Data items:
(begin)
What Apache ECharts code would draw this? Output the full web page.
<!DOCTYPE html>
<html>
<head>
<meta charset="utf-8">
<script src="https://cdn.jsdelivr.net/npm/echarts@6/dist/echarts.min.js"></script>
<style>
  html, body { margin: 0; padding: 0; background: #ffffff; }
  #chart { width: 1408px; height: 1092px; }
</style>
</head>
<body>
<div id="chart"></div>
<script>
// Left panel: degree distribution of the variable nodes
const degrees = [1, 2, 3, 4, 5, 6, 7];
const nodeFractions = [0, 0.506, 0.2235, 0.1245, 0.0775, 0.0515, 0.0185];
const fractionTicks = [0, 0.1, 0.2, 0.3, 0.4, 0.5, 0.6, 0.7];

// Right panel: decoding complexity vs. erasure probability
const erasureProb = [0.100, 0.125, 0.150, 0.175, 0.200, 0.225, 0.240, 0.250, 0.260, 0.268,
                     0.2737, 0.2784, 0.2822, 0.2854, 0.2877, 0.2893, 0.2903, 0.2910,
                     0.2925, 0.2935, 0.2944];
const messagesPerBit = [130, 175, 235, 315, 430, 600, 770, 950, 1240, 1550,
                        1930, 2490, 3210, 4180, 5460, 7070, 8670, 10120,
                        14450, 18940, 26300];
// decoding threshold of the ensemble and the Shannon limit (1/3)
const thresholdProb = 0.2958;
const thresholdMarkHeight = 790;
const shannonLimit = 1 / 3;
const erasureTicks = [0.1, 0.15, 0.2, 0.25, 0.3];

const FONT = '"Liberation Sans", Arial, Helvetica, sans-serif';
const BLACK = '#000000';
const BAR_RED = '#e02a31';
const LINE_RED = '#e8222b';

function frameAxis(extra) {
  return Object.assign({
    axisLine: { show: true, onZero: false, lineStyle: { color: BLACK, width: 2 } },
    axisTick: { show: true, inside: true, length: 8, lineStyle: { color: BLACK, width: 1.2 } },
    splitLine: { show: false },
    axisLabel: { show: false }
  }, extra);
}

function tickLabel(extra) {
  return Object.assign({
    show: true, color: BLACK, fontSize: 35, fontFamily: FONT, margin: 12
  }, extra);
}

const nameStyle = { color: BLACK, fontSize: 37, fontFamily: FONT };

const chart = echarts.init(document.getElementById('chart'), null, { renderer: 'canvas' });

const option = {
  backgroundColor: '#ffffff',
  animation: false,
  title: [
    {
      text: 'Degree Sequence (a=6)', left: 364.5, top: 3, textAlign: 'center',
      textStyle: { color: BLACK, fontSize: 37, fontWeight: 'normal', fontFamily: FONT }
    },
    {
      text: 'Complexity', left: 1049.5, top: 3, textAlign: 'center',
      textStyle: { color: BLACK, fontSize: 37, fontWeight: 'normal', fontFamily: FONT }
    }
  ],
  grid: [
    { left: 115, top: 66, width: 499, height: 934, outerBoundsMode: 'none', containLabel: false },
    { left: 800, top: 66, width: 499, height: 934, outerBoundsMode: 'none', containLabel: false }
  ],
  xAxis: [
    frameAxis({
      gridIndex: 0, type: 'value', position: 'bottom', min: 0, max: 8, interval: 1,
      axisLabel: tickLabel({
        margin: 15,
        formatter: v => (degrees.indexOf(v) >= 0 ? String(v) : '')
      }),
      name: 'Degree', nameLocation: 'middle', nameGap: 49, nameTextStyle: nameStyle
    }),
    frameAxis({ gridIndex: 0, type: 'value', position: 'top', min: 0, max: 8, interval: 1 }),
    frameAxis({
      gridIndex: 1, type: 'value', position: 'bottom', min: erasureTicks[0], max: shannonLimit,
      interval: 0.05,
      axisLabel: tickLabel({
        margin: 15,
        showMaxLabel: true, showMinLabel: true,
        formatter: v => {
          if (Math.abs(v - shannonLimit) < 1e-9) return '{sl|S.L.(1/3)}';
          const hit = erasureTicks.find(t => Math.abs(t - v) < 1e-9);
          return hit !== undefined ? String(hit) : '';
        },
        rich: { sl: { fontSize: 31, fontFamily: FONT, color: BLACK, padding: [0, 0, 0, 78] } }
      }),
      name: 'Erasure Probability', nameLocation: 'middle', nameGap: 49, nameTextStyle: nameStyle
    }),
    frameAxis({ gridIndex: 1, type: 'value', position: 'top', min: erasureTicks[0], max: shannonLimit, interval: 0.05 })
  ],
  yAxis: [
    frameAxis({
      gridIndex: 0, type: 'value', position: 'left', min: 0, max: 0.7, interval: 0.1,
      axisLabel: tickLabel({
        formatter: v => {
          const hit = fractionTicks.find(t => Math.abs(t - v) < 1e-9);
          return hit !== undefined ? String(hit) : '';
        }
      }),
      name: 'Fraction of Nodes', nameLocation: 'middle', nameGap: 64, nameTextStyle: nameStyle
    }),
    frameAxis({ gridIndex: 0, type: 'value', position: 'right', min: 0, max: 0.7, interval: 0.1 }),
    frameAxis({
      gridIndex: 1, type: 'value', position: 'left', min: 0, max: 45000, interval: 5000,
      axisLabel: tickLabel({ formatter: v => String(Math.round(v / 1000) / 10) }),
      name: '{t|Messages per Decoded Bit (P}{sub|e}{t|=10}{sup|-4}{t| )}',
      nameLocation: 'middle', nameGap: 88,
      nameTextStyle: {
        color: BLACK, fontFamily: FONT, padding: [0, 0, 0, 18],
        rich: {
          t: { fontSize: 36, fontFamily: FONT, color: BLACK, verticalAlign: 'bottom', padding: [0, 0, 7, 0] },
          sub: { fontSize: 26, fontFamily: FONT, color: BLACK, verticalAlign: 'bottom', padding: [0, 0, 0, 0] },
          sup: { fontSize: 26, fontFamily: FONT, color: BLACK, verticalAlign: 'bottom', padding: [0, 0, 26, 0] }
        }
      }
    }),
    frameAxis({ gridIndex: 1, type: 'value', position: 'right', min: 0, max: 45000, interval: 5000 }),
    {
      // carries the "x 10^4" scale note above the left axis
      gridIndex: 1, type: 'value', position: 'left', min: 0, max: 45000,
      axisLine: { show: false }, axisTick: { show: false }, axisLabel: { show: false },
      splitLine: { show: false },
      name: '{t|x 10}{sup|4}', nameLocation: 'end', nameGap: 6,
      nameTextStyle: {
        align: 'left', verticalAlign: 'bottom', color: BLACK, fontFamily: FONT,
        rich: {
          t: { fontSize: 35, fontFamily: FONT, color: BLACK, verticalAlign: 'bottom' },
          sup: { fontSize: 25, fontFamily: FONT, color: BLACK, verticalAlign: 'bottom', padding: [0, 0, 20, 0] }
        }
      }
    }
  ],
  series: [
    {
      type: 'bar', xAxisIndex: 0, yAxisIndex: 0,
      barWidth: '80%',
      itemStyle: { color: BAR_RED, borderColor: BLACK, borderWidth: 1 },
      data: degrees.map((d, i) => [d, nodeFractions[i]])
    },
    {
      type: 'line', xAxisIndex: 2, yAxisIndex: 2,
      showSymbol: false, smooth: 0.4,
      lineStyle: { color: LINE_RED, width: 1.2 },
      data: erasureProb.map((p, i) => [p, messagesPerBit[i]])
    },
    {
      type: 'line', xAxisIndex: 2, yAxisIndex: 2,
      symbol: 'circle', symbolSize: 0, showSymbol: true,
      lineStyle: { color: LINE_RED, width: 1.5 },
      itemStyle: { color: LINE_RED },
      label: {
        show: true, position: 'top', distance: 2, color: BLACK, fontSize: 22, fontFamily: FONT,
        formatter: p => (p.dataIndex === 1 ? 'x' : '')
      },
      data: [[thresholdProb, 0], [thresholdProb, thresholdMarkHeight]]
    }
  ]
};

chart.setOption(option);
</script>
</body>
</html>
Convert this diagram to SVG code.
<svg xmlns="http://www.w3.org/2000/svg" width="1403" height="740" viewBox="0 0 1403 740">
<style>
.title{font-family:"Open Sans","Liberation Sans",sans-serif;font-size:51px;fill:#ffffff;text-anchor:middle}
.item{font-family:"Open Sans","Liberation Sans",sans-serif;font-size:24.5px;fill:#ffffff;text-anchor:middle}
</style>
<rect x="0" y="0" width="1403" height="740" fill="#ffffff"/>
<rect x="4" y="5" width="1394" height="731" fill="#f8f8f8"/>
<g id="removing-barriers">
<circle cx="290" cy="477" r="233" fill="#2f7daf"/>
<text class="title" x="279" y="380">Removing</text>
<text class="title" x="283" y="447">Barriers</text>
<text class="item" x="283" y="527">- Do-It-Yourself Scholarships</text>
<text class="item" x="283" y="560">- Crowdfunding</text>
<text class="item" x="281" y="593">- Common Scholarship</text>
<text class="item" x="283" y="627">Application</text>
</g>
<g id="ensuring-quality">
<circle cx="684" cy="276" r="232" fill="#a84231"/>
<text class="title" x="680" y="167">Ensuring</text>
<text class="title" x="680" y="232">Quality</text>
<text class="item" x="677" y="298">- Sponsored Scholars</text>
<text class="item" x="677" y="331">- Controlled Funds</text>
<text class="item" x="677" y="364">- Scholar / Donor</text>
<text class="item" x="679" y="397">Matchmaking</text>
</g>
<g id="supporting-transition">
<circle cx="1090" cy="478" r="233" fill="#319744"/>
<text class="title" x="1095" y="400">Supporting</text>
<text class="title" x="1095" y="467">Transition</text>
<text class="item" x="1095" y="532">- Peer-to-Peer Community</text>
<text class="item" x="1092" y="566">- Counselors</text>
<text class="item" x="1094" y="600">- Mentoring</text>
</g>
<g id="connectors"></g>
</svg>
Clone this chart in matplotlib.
(end)
→ INSTRUCTION:
Your answer consists solely of the lines from the top of the records above through the line that contains "const fractionTicks = [0, 0.1, 0.2, 0.3, 0.4, 0.5, 0.6, 0.7];", each echoed exactly.

→ WRITTEN SOLUTION:
What Apache ECharts code would draw this? Output the full web page.
<!DOCTYPE html>
<html>
<head>
<meta charset="utf-8">
<script src="https://cdn.jsdelivr.net/npm/echarts@6/dist/echarts.min.js"></script>
<style>
  html, body { margin: 0; padding: 0; background: #ffffff; }
  #chart { width: 1408px; height: 1092px; }
</style>
</head>
<body>
<div id="chart"></div>
<script>
// Left panel: degree distribution of the variable nodes
const degrees = [1, 2, 3, 4, 5, 6, 7];
const nodeFractions = [0, 0.506, 0.2235, 0.1245, 0.0775, 0.0515, 0.0185];
const fractionTicks = [0, 0.1, 0.2, 0.3, 0.4, 0.5, 0.6, 0.7];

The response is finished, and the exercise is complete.